● EXERCISE TASK:
Give again, exactly as written, the lines of the records below from the line with "Rebuild this chart" to the line with "plt.rcParams['font.family'] = ['Liberation". Both end lines count; pictures do not.

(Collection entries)
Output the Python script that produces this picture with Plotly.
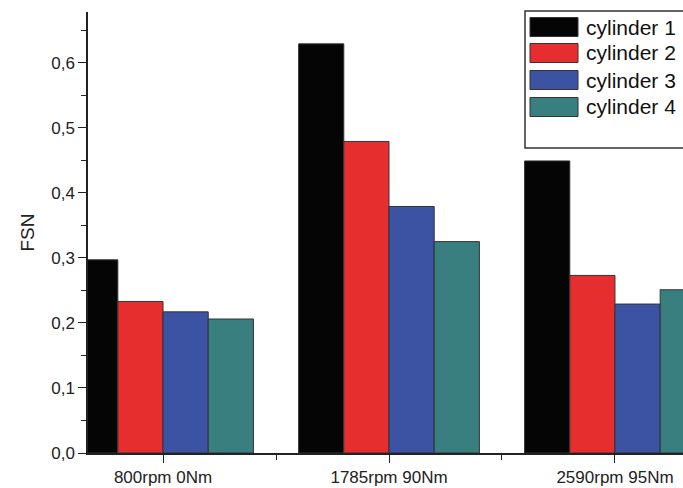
import plotly.graph_objects as go

categories = ["800rpm 0Nm", "1785rpm 90Nm", "2590rpm 95Nm"]
series_names = ["cylinder 1", "cylinder 2", "cylinder 3", "cylinder 4"]
cyl1 = [0.297, 0.629, 0.449]
cyl2 = [0.233, 0.479, 0.273]
cyl3 = [0.217, 0.379, 0.229]
cyl4 = [0.206, 0.325, 0.251]
values = [cyl1, cyl2, cyl3, cyl4]
colors = ["#050505", "#e62e2f", "#3c53a3", "#3a7f80"]
y_ticks = [0.0, 0.1, 0.2, 0.3, 0.4, 0.5, 0.6]

W, H = 683, 488
ML, MR, MT, MB = 88, 0, 12, 35
PW, PH = W - ML - MR, H - MT - MB

def px_x(p):
    return (p - ML) / PW

def px_y(p):
    return (H - MB - p) / PH

xpos = list(range(len(categories)))

fig = go.Figure()
for name, vals, col in zip(series_names, values, colors):
    fig.add_trace(go.Bar(
        x=xpos, y=vals, name=name,
        marker=dict(color=col, line=dict(color="#333333", width=1)),
        showlegend=False,
    ))

# custom legend box (large swatches like the original)
fig.add_shape(type="rect", xref="paper", yref="paper",
              x0=px_x(525), x1=px_x(700), y0=px_y(148), y1=px_y(11),
              line=dict(color="#333333", width=1.5), fillcolor="white", layer="above")
row_centers = [27, 53, 80, 107]
for name, col, yc in zip(series_names, colors, row_centers):
    fig.add_shape(type="rect", xref="paper", yref="paper",
                  x0=px_x(530), x1=px_x(578), y0=px_y(yc + 9.5), y1=px_y(yc - 9.5),
                  line=dict(color="#333333", width=1), fillcolor=col, layer="above")
    fig.add_annotation(xref="paper", yref="paper", x=px_x(584), y=px_y(yc),
                       text=name, showarrow=False, xanchor="left", yanchor="middle",
                       font=dict(family="Liberation Sans, Arial, sans-serif", size=21, color="#111111"))

fig.update_layout(
    width=W, height=H,
    margin=dict(l=ML, r=MR, t=MT, b=MB),
    paper_bgcolor="white", plot_bgcolor="white",
    barmode="group", bargap=0.2, bargroupgap=0,
    separators=",.",
    font=dict(family="Liberation Sans, Arial, sans-serif", size=17, color="#222222"),
    xaxis=dict(
        range=[-0.332, 2.301], tickvals=xpos, ticktext=categories,
        showline=True, linecolor="#222222", linewidth=1.5,
        ticks="outside", ticklen=8, tickcolor="#222222",
        minor=dict(tick0=0.5, dtick=1, ticks="outside", ticklen=5, tickcolor="#222222"),
        showgrid=False, zeroline=False,
    ),
    yaxis=dict(
        range=[0, 0.678], tickvals=y_ticks, tickformat=".1f",
        showline=True, linecolor="#222222", linewidth=1.5,
        ticks="outside", ticklen=8, tickcolor="#222222",
        minor=dict(dtick=0.05, ticks="outside", ticklen=5, tickcolor="#222222"),
        showgrid=False, zeroline=False,
        title=dict(text="FSN", standoff=12, font=dict(size=19)),
    ),
)

fig.write_html("out.html",
               config={"displayModeBar": False},
               post_script="document.body.style.margin='0';document.body.style.overflow='hidden';")
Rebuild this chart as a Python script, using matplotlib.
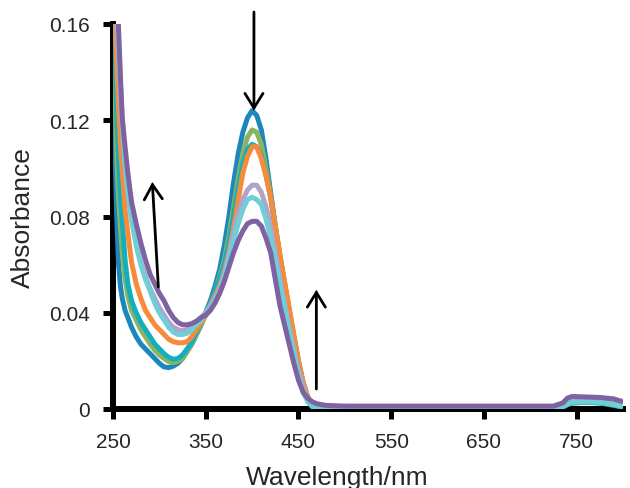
import matplotlib
matplotlib.use("Agg")
import matplotlib.pyplot as plt
from matplotlib.patches import FancyArrowPatch

plt.rcParams['font.family'] = ['Liberation Sans', 'DejaVu Sans']

# Wavelength grid (nm)
wavelength = [250, 252, 254, 256, 258, 260, 263, 266, 270, 275, 280, 285, 290, 295,
              300, 305, 310, 315, 320, 325, 330, 335, 340, 345, 350, 355, 360, 365,
              370, 375, 380, 385, 390, 395, 400, 405, 410, 415, 420, 425, 430, 435,
              440, 445, 450, 455, 460, 465, 470, 475, 480, 500, 550, 600, 650, 700,
              725, 735, 740, 745, 760, 775, 790, 800]

# Absorbance spectra recorded during the titration
abs_blue = [0.175, 0.110, 0.080, 0.060, 0.051, 0.046, 0.041, 0.038, 0.034, 0.030, 0.027, 0.025, 0.023, 0.021,
            0.019, 0.0175, 0.0172, 0.0178, 0.019, 0.021, 0.024, 0.027, 0.031, 0.035, 0.040, 0.045, 0.051, 0.058,
            0.068, 0.080, 0.094, 0.106, 0.115, 0.121, 0.124, 0.122, 0.116, 0.104, 0.090, 0.076, 0.063, 0.052,
            0.041, 0.030, 0.020, 0.011, 0.005, 0.0015, 0.0004, 0.0002, 0.0002, 0.0002, 0.0002, 0.0002, 0.0002, 0.0002,
            0.0002, 0.0008, 0.0018, 0.0025, 0.0028, 0.0025, 0.0015, 0.0008]
abs_green = [0.175, 0.135, 0.105, 0.088, 0.076, 0.065, 0.054, 0.047, 0.041, 0.037, 0.033, 0.030, 0.027, 0.0245,
             0.0225, 0.021, 0.0197, 0.0193, 0.0198, 0.021, 0.024, 0.027, 0.031, 0.035, 0.039, 0.044, 0.049, 0.055,
             0.062, 0.072, 0.084, 0.096, 0.106, 0.113, 0.116, 0.115, 0.110, 0.100, 0.089, 0.076, 0.064, 0.052,
             0.041, 0.030, 0.0195, 0.0105, 0.0045, 0.0013, 0.0004, 0.0002, 0.0002, 0.0002, 0.0002, 0.0002, 0.0002, 0.0002,
             0.0002, 0.0010, 0.0020, 0.0028, 0.0030, 0.0028, 0.0018, 0.0010]
abs_teal = [0.175, 0.150, 0.125, 0.104, 0.089, 0.078, 0.062, 0.052, 0.045, 0.040, 0.036, 0.033, 0.030, 0.027,
            0.025, 0.023, 0.0215, 0.0207, 0.021, 0.0225, 0.025, 0.028, 0.032, 0.036, 0.040, 0.044, 0.049, 0.054,
            0.060, 0.069, 0.080, 0.092, 0.102, 0.108, 0.110, 0.109, 0.105, 0.097, 0.088, 0.075, 0.063, 0.052,
            0.040, 0.029, 0.018, 0.009, 0.0035, 0.0010, 0.0003, 0.0002, 0.0002, 0.0002, 0.0002, 0.0002, 0.0002, 0.0002,
            0.0002, 0.0009, 0.0018, 0.0025, 0.0028, 0.0026, 0.0016, 0.0008]
abs_orange = [0.175, 0.162, 0.143, 0.125, 0.110, 0.099, 0.083, 0.073, 0.061, 0.052, 0.046, 0.041, 0.038, 0.035,
              0.033, 0.031, 0.029, 0.028, 0.0275, 0.0275, 0.028, 0.030, 0.033, 0.036, 0.039, 0.043, 0.047, 0.051,
              0.057, 0.065, 0.075, 0.087, 0.098, 0.105, 0.109, 0.109, 0.104, 0.097, 0.088, 0.076, 0.064, 0.053,
              0.042, 0.031, 0.020, 0.011, 0.005, 0.0015, 0.0005, 0.0004, 0.0004, 0.0005, 0.0005, 0.0005, 0.0005, 0.0005,
              0.0005, 0.0012, 0.0020, 0.0030, 0.0033, 0.0030, 0.0020, 0.0012]
abs_lavender = [0.180, 0.172, 0.160, 0.145, 0.130, 0.117, 0.101, 0.090, 0.079, 0.069, 0.061, 0.055, 0.050, 0.046,
                0.042, 0.039, 0.036, 0.034, 0.033, 0.0325, 0.033, 0.034, 0.036, 0.038, 0.040, 0.043, 0.046, 0.050,
                0.056, 0.064, 0.073, 0.081, 0.087, 0.091, 0.093, 0.093, 0.090, 0.084, 0.076, 0.065, 0.054, 0.044,
                0.034, 0.025, 0.016, 0.009, 0.004, 0.0018, 0.0012, 0.0010, 0.0010, 0.0010, 0.0010, 0.0010, 0.0010, 0.0010,
                0.0010, 0.0015, 0.0028, 0.0035, 0.0040, 0.0038, 0.0030, 0.0020]
abs_cyan = [0.190, 0.180, 0.168, 0.152, 0.135, 0.120, 0.103, 0.091, 0.079, 0.068, 0.060, 0.054, 0.049, 0.044,
            0.040, 0.037, 0.034, 0.032, 0.031, 0.031, 0.0315, 0.033, 0.035, 0.037, 0.039, 0.042, 0.045, 0.049,
            0.055, 0.062, 0.070, 0.077, 0.083, 0.087, 0.088, 0.087, 0.085, 0.079, 0.071, 0.062, 0.052, 0.042,
            0.032, 0.023, 0.014, 0.007, 0.003, 0.0010, 0.0005, 0.0004, 0.0004, 0.0004, 0.0004, 0.0004, 0.0004, 0.0004,
            0.0004, 0.0010, 0.0020, 0.0028, 0.0030, 0.0028, 0.0018, 0.0010]
abs_purple = [0.200, 0.190, 0.176, 0.158, 0.138, 0.121, 0.109, 0.098, 0.086, 0.077, 0.069, 0.062, 0.056, 0.052,
              0.048, 0.045, 0.041, 0.038, 0.036, 0.035, 0.035, 0.0355, 0.0365, 0.038, 0.039, 0.041, 0.044, 0.048,
              0.053, 0.059, 0.065, 0.070, 0.074, 0.077, 0.078, 0.078, 0.076, 0.071, 0.065, 0.054, 0.043, 0.035,
              0.027, 0.019, 0.012, 0.007, 0.0045, 0.0030, 0.0022, 0.0018, 0.0015, 0.0012, 0.0012, 0.0012, 0.0012, 0.0012,
              0.0012, 0.0025, 0.0045, 0.0052, 0.0050, 0.0048, 0.0042, 0.0030]

series = [
    (abs_blue, '#1C86BD'),
    (abs_green, '#8AB460'),
    (abs_teal, '#12B0BE'),
    (abs_orange, '#F68B3C'),
    (abs_lavender, '#B2A4C9'),
    (abs_cyan, '#6ECFD6'),
    (abs_purple, '#7E62A2'),
]

x_ticks = [250, 350, 450, 550, 650, 750]
y_ticks = [0, 0.04, 0.08, 0.12, 0.16]
y_tick_labels = ['0', '0.04', '0.08', '0.12', '0.16']

W, H = 630, 489
fig = plt.figure(figsize=(W / 100, H / 100), dpi=100)
ax = fig.add_axes([113 / W, 79 / H, 510 / W, 385 / H])

for values, color in series:
    ax.plot(wavelength, values, color=color, lw=3.6, solid_joinstyle='round',
            solid_capstyle='butt', zorder=3)

ax.set_xlim(250, 800)
ax.set_ylim(0, 0.16)
ax.set_xticks(x_ticks)
ax.set_yticks(y_ticks)
ax.set_yticklabels(y_tick_labels)

for side in ('top', 'right'):
    ax.spines[side].set_visible(False)
for side in ('left', 'bottom'):
    ax.spines[side].set_linewidth(4.3)
    ax.spines[side].set_color('black')
    ax.spines[side].set_capstyle('projecting')
    ax.spines[side].set_zorder(2.5)

ax.tick_params(direction='out', length=7.5, width=3.6, color='black',
               labelsize=15, labelcolor='#262626')
ax.tick_params(axis='y', pad=9)
ax.tick_params(axis='x', pad=9)

fig.text(23 / W, 1 - 218 / H, 'Absorbance', rotation=90, ha='center', va='center',
         fontsize=19, color='#262626')
fig.text(337 / W, 1 - 478 / H, 'Wavelength/nm', ha='center', va='center',
         fontsize=19, color='#262626')

# Arrows showing the direction of change
arrows = [
    ((402, 0.165), (402, 0.124)),
    ((298.9, 0.0507), (292.4, 0.0943)),
    ((469.3, 0.0083), (469.3, 0.0495)),
]
for tail, tip in arrows:
    arr = FancyArrowPatch(tail, tip, transform=ax.transData,
                          arrowstyle='->,head_length=10.5,head_width=6.5',
                          lw=2.0, color='black', shrinkA=0, shrinkB=0,
                          clip_on=False, zorder=5, joinstyle='miter')
    ax.add_patch(arr)

fig.savefig('out.png', dpi=100)
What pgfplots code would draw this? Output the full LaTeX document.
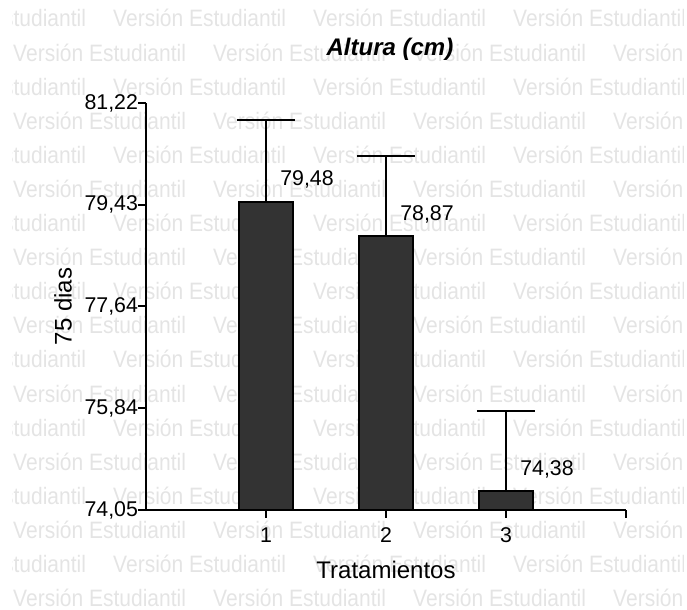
\documentclass[border=0pt]{standalone}
\usepackage{fontspec}
\setmainfont{Liberation Sans}
\usepackage{pgfplots}
\usepackage{pgfplotstable}
\pgfplotsset{compat=1.18}
\definecolor{barfill}{HTML}{333333}
\definecolor{wm}{HTML}{E4E4E4}

\pgfplotstableread{
x y err
1 79.48 1.44
2 78.87 1.42
3 74.38 1.41
}\datatable

\begin{document}
\begin{tikzpicture}
% background watermark
\begin{scope}[x=0.75pt,y=0.75pt]
\clip (-133,510) rectangle (537,-100);
\foreach \k in {0,...,17}{
  \pgfmathsetmacro{\yy}{510-(27+34.1*\k)}
  \pgfmathsetmacro{\xo}{-87+100*mod(\k,2)}
  \foreach \j in {0,...,3}{
    \node[anchor=base west, inner sep=0pt, xscale=0.885, text=wm,
          font=\fontsize{17.8}{20}\selectfont]
      at ({\xo+200*\j-146},\yy) {Versión Estudiantil};
  }
}
\end{scope}

\begin{axis}[
  at={(0pt,0pt)}, anchor=south west,
  scale only axis, width=360pt, height=305.25pt,
  xmin=0, xmax=4, ymin=74.05, ymax=81.22,
  axis lines*=left,
  axis on top,
  axis line style={line width=1.5pt, black},
  tick align=outside, major tick length=6pt,
  tick style={line width=1.5pt, black},
  xtick={1,2,3,4}, xticklabels={1,2,3,{}},
  ytick={74.05,75.8425,77.635,79.4275,81.22},
  yticklabels={{74,05},{75,84},{77,64},{79,43},{81,22}},
  ticklabel style={font=\fontsize{16}{19}\selectfont},
  xticklabel style={yshift=-3.5pt},
  yticklabel style={xshift=3.5pt},
  /pgf/number format/assume math mode=true,
  title={Altura (cm)},
  every axis title/.style={at={(axis description cs:0.5083,1.1155)}, anchor=base, inner sep=0pt,
    font=\fontsize{18}{21}\selectfont\bfseries\itshape},
  xlabel={Tratamientos},
  every axis x label/.style={at={(axis description cs:0.5,-0.1671)}, anchor=base, inner sep=0pt,
    font=\fontsize{18}{21}\selectfont},
  ylabel={75 dias},
  every axis y label/.style={at={(axis description cs:-0.155,0.5)}, rotate=90, anchor=base, inner sep=0pt,
    font=\fontsize{18}{21}\selectfont},
]
\addplot[ybar, bar width=40.5pt, fill=barfill, draw=black, line width=1.5pt,
  point meta=y,
  nodes near coords,
  nodes near coords style={anchor=base west, inner sep=0pt, xshift=10pt, yshift=12pt,
    font=\fontsize{16}{19}\selectfont, text=black,
    /pgf/number format/.cd, use comma, fixed, fixed zerofill, precision=2},
  error bars/.cd, y dir=plus, y explicit,
  error bar style={line width=1.5pt, black},
  error mark options={line width=1.5pt, mark size=21.75pt, black, rotate=90}]
  table[x=x, y=y, y error=err]{\datatable};
\end{axis}
\pgfresetboundingbox
\useasboundingbox (-109.5pt,-75pt) rectangle (405.75pt,382.5pt);
\end{tikzpicture}
\end{document}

● THE COMPLETED TASK:
Rebuild this chart as a Python script, using matplotlib.
import matplotlib
matplotlib.use("Agg")
import matplotlib.pyplot as plt
from matplotlib.patches import FancyArrowPatch

plt.rcParams['font.family'] = ['Liberation Sans', 'DejaVu Sans']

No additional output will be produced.